## DATA
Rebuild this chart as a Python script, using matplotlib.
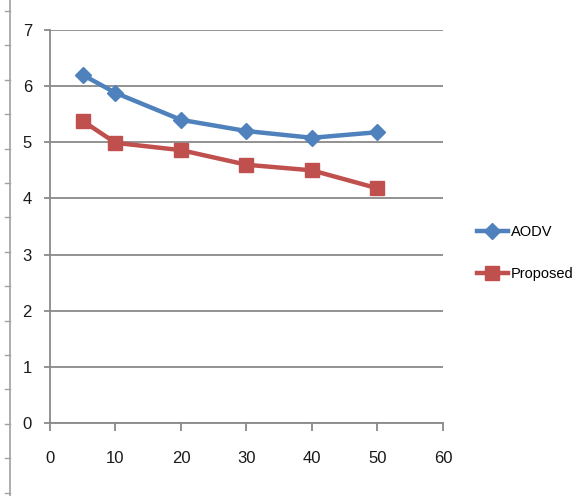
import matplotlib
matplotlib.use("Agg")
import matplotlib.pyplot as plt
from matplotlib.lines import Line2D

x_values = [5, 10, 20, 30, 40, 50]
aodv = [6.2, 5.88, 5.4, 5.2, 5.08, 5.18]
proposed = [5.38, 4.99, 4.86, 4.6, 4.5, 4.18]
x_ticks = [0, 10, 20, 30, 40, 50, 60]
y_ticks = [0, 1, 2, 3, 4, 5, 6, 7]

W, H = 587, 496
fig = plt.figure(figsize=(W / 100, H / 100), dpi=100)
ax = fig.add_axes([50 / W, 1 - 423 / H, (443 - 50) / W, (423 - 30) / H])

grid_c = "#898989"
blue = "#4F81BD"
red = "#C0504D"
font = "Liberation Sans"

ax.plot(x_values, aodv, color=blue, lw=3.2, marker="D", ms=8.5, label="AODV", zorder=3)
ax.plot(x_values, proposed, color=red, lw=3.2, marker="s", ms=9.5, label="Proposed", zorder=3)

ax.set_xlim(0, 60)
ax.set_ylim(0, 7)
ax.set_xticks(x_ticks)
ax.set_yticks(y_ticks)
ax.yaxis.grid(True, color=grid_c, lw=1.3)
ax.set_axisbelow(True)
for s in ["top", "right"]:
    ax.spines[s].set_visible(False)
for s in ["left", "bottom"]:
    ax.spines[s].set_color(grid_c)
    ax.spines[s].set_linewidth(1.3)
ax.tick_params(axis="x", direction="out", length=6, width=1.3, color=grid_c, pad=14,
               labelsize=12, labelcolor="#1a1a1a")
ax.tick_params(axis="y", direction="out", length=4, width=1.3, color=grid_c, pad=9,
               labelsize=12, labelcolor="#1a1a1a")
for lab in ax.get_xticklabels() + ax.get_yticklabels():
    lab.set_fontfamily(font)

leg = fig.legend(loc="center left", bbox_to_anchor=(464 / W, 1 - 253 / H), frameon=False,
                 handlelength=2.1, handletextpad=0.2, labelspacing=1.9,
                 prop={"family": font, "size": 10.5})

# decorative left ruler line
fig.add_artist(Line2D([10 / W, 10 / W], [0, 1], transform=fig.transFigure, color="#a0a0a0", lw=1.2))
for i in range(15):
    yp = 11 + i * 34.4
    fig.add_artist(Line2D([5 / W, 10 / W], [1 - yp / H, 1 - yp / H], transform=fig.transFigure,
                          color="#a0a0a0", lw=1.0))

fig.savefig("out.png", dpi=100)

## REQUEST
Print out the whole of the material word for word, without pictures.

## WRITTEN ANSWER
Rebuild this chart as a Python script, using matplotlib.
import matplotlib
matplotlib.use("Agg")
import matplotlib.pyplot as plt
from matplotlib.lines import Line2D

x_values = [5, 10, 20, 30, 40, 50]
aodv = [6.2, 5.88, 5.4, 5.2, 5.08, 5.18]
proposed = [5.38, 4.99, 4.86, 4.6, 4.5, 4.18]
x_ticks = [0, 10, 20, 30, 40, 50, 60]
y_ticks = [0, 1, 2, 3, 4, 5, 6, 7]

W, H = 587, 496
fig = plt.figure(figsize=(W / 100, H / 100), dpi=100)
ax = fig.add_axes([50 / W, 1 - 423 / H, (443 - 50) / W, (423 - 30) / H])

grid_c = "#898989"
blue = "#4F81BD"
red = "#C0504D"
font = "Liberation Sans"

ax.plot(x_values, aodv, color=blue, lw=3.2, marker="D", ms=8.5, label="AODV", zorder=3)
ax.plot(x_values, proposed, color=red, lw=3.2, marker="s", ms=9.5, label="Proposed", zorder=3)

ax.set_xlim(0, 60)
ax.set_ylim(0, 7)
ax.set_xticks(x_ticks)
ax.set_yticks(y_ticks)
ax.yaxis.grid(True, color=grid_c, lw=1.3)
ax.set_axisbelow(True)
for s in ["top", "right"]:
    ax.spines[s].set_visible(False)
for s in ["left", "bottom"]:
    ax.spines[s].set_color(grid_c)
    ax.spines[s].set_linewidth(1.3)
ax.tick_params(axis="x", direction="out", length=6, width=1.3, color=grid_c, pad=14,
               labelsize=12, labelcolor="#1a1a1a")
ax.tick_params(axis="y", direction="out", length=4, width=1.3, color=grid_c, pad=9,
               labelsize=12, labelcolor="#1a1a1a")
for lab in ax.get_xticklabels() + ax.get_yticklabels():
    lab.set_fontfamily(font)

leg = fig.legend(loc="center left", bbox_to_anchor=(464 / W, 1 - 253 / H), frameon=False,
                 handlelength=2.1, handletextpad=0.2, labelspacing=1.9,
                 prop={"family": font, "size": 10.5})

# decorative left ruler line
fig.add_artist(Line2D([10 / W, 10 / W], [0, 1], transform=fig.transFigure, color="#a0a0a0", lw=1.2))
for i in range(15):
    yp = 11 + i * 34.4
    fig.add_artist(Line2D([5 / W, 10 / W], [1 - yp / H, 1 - yp / H], transform=fig.transFigure,
                          color="#a0a0a0", lw=1.0))

fig.savefig("out.png", dpi=100)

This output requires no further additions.